Out in the farmland is where you will find the serious working dogs; dogs bred to toil side by side with their human; noble, functional, intelligent and loyal, here is where you will find the beautiful Australian Shepherd (and those goody-two-shoes Border Collies) – except for the ones around here waiting for me to wait on them.
The toy breeds are not plentiful out here, but I have a feeling they will be migrating soon, now that Hollywood has re-established the practice of turning living beings into fashion accessories. Because, you know that a little dog makes your breasts look bigger.
I’m sure toys breeds are plentiful in the cities and I was recently asked, what is it with all these big guys walking little dogs. My knee-jerk reaction was, naturally, they’re gay.
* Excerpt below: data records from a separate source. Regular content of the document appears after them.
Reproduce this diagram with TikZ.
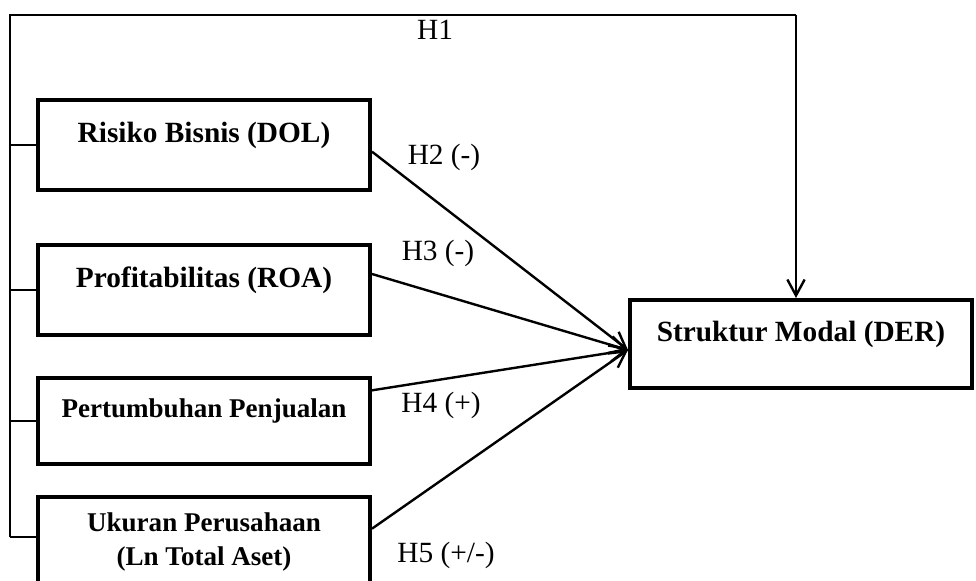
\documentclass[tikz,border=0pt]{standalone}
\usepackage{fontspec}
\setmainfont{Liberation Serif}
\usetikzlibrary{arrows.meta,calc}

\begin{document}
\begin{tikzpicture}[x=0.75pt,y=-0.75pt,>={Straight Barb[length=12pt,width=13pt]},
  font=\fontsize{22}{26}\selectfont]
 \tikzstyle{varbox} = [draw=black,line width=3pt,minimum width=249pt,minimum height=67.5pt,
   inner sep=0pt,font=\fontsize{22}{26}\selectfont\bfseries,align=center]
 \tikzstyle{onebox} = [varbox,text height=15pt,text depth=19pt]
 \tikzstyle{small} = [font=\fontsize{20.3}{26}\selectfont\bfseries]
 \tikzstyle{path} = [line width=1.8pt]
 \tikzstyle{hyp} = [inner sep=0pt]

  \clip (0,0) rectangle (976,581);

  % Boxes
  \node[onebox] (dol) at (204,145) {Risiko Bisnis (DOL)};
  \node[onebox] (roa) at (204,290) {Profitabilitas (ROA)};
  \node[onebox,small,minimum height=64.5pt,text depth=21pt] (growth) at (204,421) {Pertumbuhan Penjualan};
  \node[varbox,small] (size) at (204,542) {Ukuran Perusahaan\\(Ln Total Aset)};
  \node[onebox,minimum width=256.5pt,minimum height=66pt] (der) at (801,344) {Struktur Modal (DER)};

  % Joint path (H1)
  \coordinate (top) at (10,15);
  \coordinate (corner) at (796,15);
  \coordinate (bottom) at (10,537);
  \draw[line width=1pt] (bottom) -- (top) -- (corner);
  \draw[line width=1pt] (top |- dol.west) -- (dol.west);
  \draw[line width=1pt] (top |- roa.west) -- (roa.west);
  \draw[line width=1pt] (top |- growth.west) -- (growth.west);
  \draw[line width=1pt] (bottom) -- (bottom -| size.west);
  \draw[path,->] (corner) -- (corner |- der.north);

  % Partial paths
  \coordinate (tip) at ($(der.west)+(0,6)$);
  \draw[path,->] ([yshift=-5pt]dol.east) -- (tip);
  \draw[path,->] ([yshift=12pt]roa.east) -- (tip);
  \draw[path,->] ([yshift=23pt]growth.east) -- (tip);
  \draw[path,->] ([yshift=10pt]size.east) -- (tip);

  % Hypotheses
  \node[hyp] (h1) at (435,30) {H1};
  \node[hyp] (h2) at (444,157) {H2 (-)};
  \node[hyp] (h3) at (438,253) {H3 (-)};
  \node[hyp] (h4) at (441,405) {H4 (+)};
  \node[hyp] (h5) at (446,555) {H5 (+/-)};

\end{tikzpicture}
\end{document}
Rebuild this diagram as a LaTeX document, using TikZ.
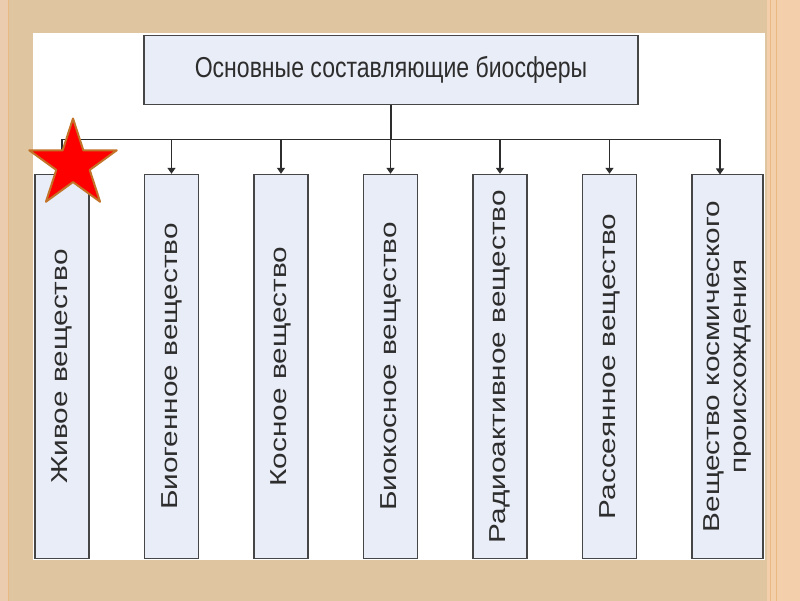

But then I remembered Fifi.
When I worked as a groomer back in the 1970s one of my regular customers was a pink toy poodle called, requisitely, FiFi. The dyes that were available back then had caused ethical groomers to refuse to offer such services (aside from the fact that it looked just, plain silly), so apparently FiFi’s color was a home job. I never met Fifi’s “mommy.” He (yes, Fifi was a “he”) was dropped off by a sad, ex-wiseguy type – think Luca Brazi from The Godfather – who never said a word. He’d schlump in, hand me the dog, schlump back out. At the end of the day he’d schlump in again, I’d hand him Fifi and a card for his next appointment, he’d hand me $30 (back then it amounted to a 100 percent tip), and out he’d schlump. I assumed the generous tip was for not laughing.
I pictured him returning home to some fading ex-gangster moll with pink hair that matched Fifi, low-cut ruffled blouse, leopard-skin capris and matching kitten heels. She’d be chattering endlessly about her day and how cute little Fifi looks and he’d be schlumped in the corner wearing a goomba undershirt, swigging a Carling Black Label, smoking his filterless Camels and reading a racing form.
But far be it from me to make snap judgments about people’s lives.